## GIVEN MATERIAL

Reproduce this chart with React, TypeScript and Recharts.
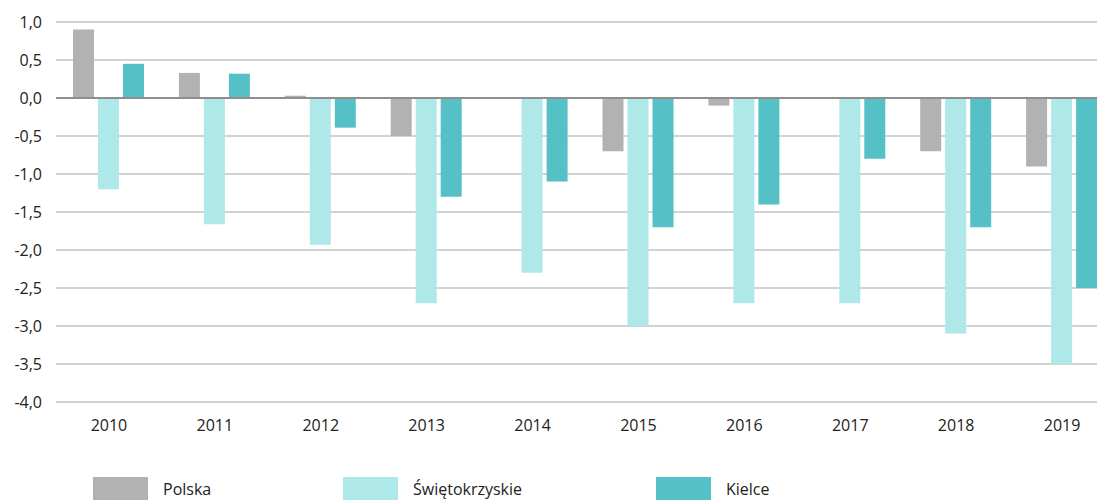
import {
  Bar,
  BarChart,
  CartesianGrid,
  Legend,
  ReferenceLine,
  XAxis,
  YAxis,
} from "recharts";

const YEARS = ["2010", "2011", "2012", "2013", "2014", "2015", "2016", "2017", "2018", "2019"];
const POLSKA = [0.9, 0.33, 0.03, -0.5, 0, -0.7, -0.1, 0, -0.7, -0.9];
const SWIETOKRZYSKIE = [-1.2, -1.66, -1.93, -2.7, -2.3, -3.0, -2.7, -2.7, -3.1, -3.5];
const KIELCE = [0.45, 0.32, -0.39, -1.3, -1.1, -1.7, -1.4, -0.8, -1.7, -2.5];
const Y_TICKS = [1, 0.5, 0, -0.5, -1, -1.5, -2, -2.5, -3, -3.5, -4];

const SERIES = [
  { key: "polska", name: "Polska", color: "#b2b2b2" },
  { key: "swietokrzyskie", name: "Świętokrzyskie", color: "#aee8e8" },
  { key: "kielce", name: "Kielce", color: "#55c0c5" },
];

const data = YEARS.map((year, i) => ({
  year,
  polska: POLSKA[i],
  swietokrzyskie: SWIETOKRZYSKIE[i],
  kielce: KIELCE[i],
}));

const FONT = "'Open Sans', 'Noto Sans', sans-serif";

function LegendContent() {
  const lefts = [93, 343, 656];
  return (
    <div style={{ position: "relative", height: 24, fontFamily: FONT }}>
      {SERIES.map((s, i) => (
        <div
          key={s.key}
          style={{
            position: "absolute",
            left: lefts[i],
            top: 0,
            display: "flex",
            alignItems: "center",
          }}
        >
          <span
            style={{ width: 55, height: 23, background: s.color, display: "inline-block" }}
          />
          <span style={{ marginLeft: 15, fontSize: 16, color: "#222" }}>{s.name}</span>
        </div>
      ))}
    </div>
  );
}

export default function App() {
  return (
    <div
      style={{
        margin: "-8px 0 0 -8px",
        width: 1105,
        height: 501,
        overflow: "hidden",
        background: "#fff",
      }}
    >
      <BarChart
        data={data}
        width={1120}
        height={501}
        margin={{ top: 22, right: 5, bottom: 25, left: 0 }}
        barCategoryGap="16%"
        barGap={4}
      >
        <CartesianGrid vertical={false} stroke="#c4c4c4" strokeWidth={1.5} />
        <XAxis
          dataKey="year"
          axisLine={false}
          tickLine={false}
          tickMargin={12}
          height={50}
          tick={{ fontSize: 16, fill: "#222", fontFamily: FONT }}
        />
        <YAxis
          domain={[-4, 1]}
          ticks={Y_TICKS}
          interval={0}
          width={56}
          axisLine={false}
          tickLine={false}
          tickSize={0}
          tickMargin={14}
          tickFormatter={(v: number) => v.toFixed(1).replace(".", ",")}
          tick={{ fontSize: 16, fill: "#222", fontFamily: FONT }}
        />
        <Legend
          verticalAlign="bottom"
          content={() => <LegendContent />}
          wrapperStyle={{ left: 0, width: 1105, bottom: 0 }}
        />
        {SERIES.map((s) => (
          <Bar
            key={s.key}
            dataKey={s.key}
            name={s.name}
            fill={s.color}
            barSize={21}
            isAnimationActive={false}
          />
        ))}
        <ReferenceLine y={0} stroke="#8e8e8e" strokeWidth={2} />
      </BarChart>
    </div>
  );
}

## YOUR OBJECTIVE
Restate the entire listing word for word, excluding pictures.

## RESULT
Reproduce this chart with React, TypeScript and Recharts.
import {
  Bar,
  BarChart,
  CartesianGrid,
  Legend,
  ReferenceLine,
  XAxis,
  YAxis,
} from "recharts";

const YEARS = ["2010", "2011", "2012", "2013", "2014", "2015", "2016", "2017", "2018", "2019"];
const POLSKA = [0.9, 0.33, 0.03, -0.5, 0, -0.7, -0.1, 0, -0.7, -0.9];
const SWIETOKRZYSKIE = [-1.2, -1.66, -1.93, -2.7, -2.3, -3.0, -2.7, -2.7, -3.1, -3.5];
const KIELCE = [0.45, 0.32, -0.39, -1.3, -1.1, -1.7, -1.4, -0.8, -1.7, -2.5];
const Y_TICKS = [1, 0.5, 0, -0.5, -1, -1.5, -2, -2.5, -3, -3.5, -4];

const SERIES = [
  { key: "polska", name: "Polska", color: "#b2b2b2" },
  { key: "swietokrzyskie", name: "Świętokrzyskie", color: "#aee8e8" },
  { key: "kielce", name: "Kielce", color: "#55c0c5" },
];

const data = YEARS.map((year, i) => ({
  year,
  polska: POLSKA[i],
  swietokrzyskie: SWIETOKRZYSKIE[i],
  kielce: KIELCE[i],
}));

const FONT = "'Open Sans', 'Noto Sans', sans-serif";

function LegendContent() {
  const lefts = [93, 343, 656];
  return (
    <div style={{ position: "relative", height: 24, fontFamily: FONT }}>
      {SERIES.map((s, i) => (
        <div
          key={s.key}
          style={{
            position: "absolute",
            left: lefts[i],
            top: 0,
            display: "flex",
            alignItems: "center",
          }}
        >
          <span
            style={{ width: 55, height: 23, background: s.color, display: "inline-block" }}
          />
          <span style={{ marginLeft: 15, fontSize: 16, color: "#222" }}>{s.name}</span>
        </div>
      ))}
    </div>
  );
}

export default function App() {
  return (
    <div
      style={{
        margin: "-8px 0 0 -8px",
        width: 1105,
        height: 501,
        overflow: "hidden",
        background: "#fff",
      }}
    >
      <BarChart
        data={data}
        width={1120}
        height={501}
        margin={{ top: 22, right: 5, bottom: 25, left: 0 }}
        barCategoryGap="16%"
        barGap={4}
      >
        <CartesianGrid vertical={false} stroke="#c4c4c4" strokeWidth={1.5} />
        <XAxis
          dataKey="year"
          axisLine={false}
          tickLine={false}
          tickMargin={12}
          height={50}
          tick={{ fontSize: 16, fill: "#222", fontFamily: FONT }}
        />
        <YAxis
          domain={[-4, 1]}
          ticks={Y_TICKS}
          interval={0}
          width={56}
          axisLine={false}
          tickLine={false}
          tickSize={0}
          tickMargin={14}
          tickFormatter={(v: number) => v.toFixed(1).replace(".", ",")}
          tick={{ fontSize: 16, fill: "#222", fontFamily: FONT }}
        />
        <Legend
          verticalAlign="bottom"
          content={() => <LegendContent />}
          wrapperStyle={{ left: 0, width: 1105, bottom: 0 }}
        />
        {SERIES.map((s) => (
          <Bar
            key={s.key}
            dataKey={s.key}
            name={s.name}
            fill={s.color}
            barSize={21}
            isAnimationActive={false}
          />
        ))}
        <ReferenceLine y={0} stroke="#8e8e8e" strokeWidth={2} />
      </BarChart>
    </div>
  );
}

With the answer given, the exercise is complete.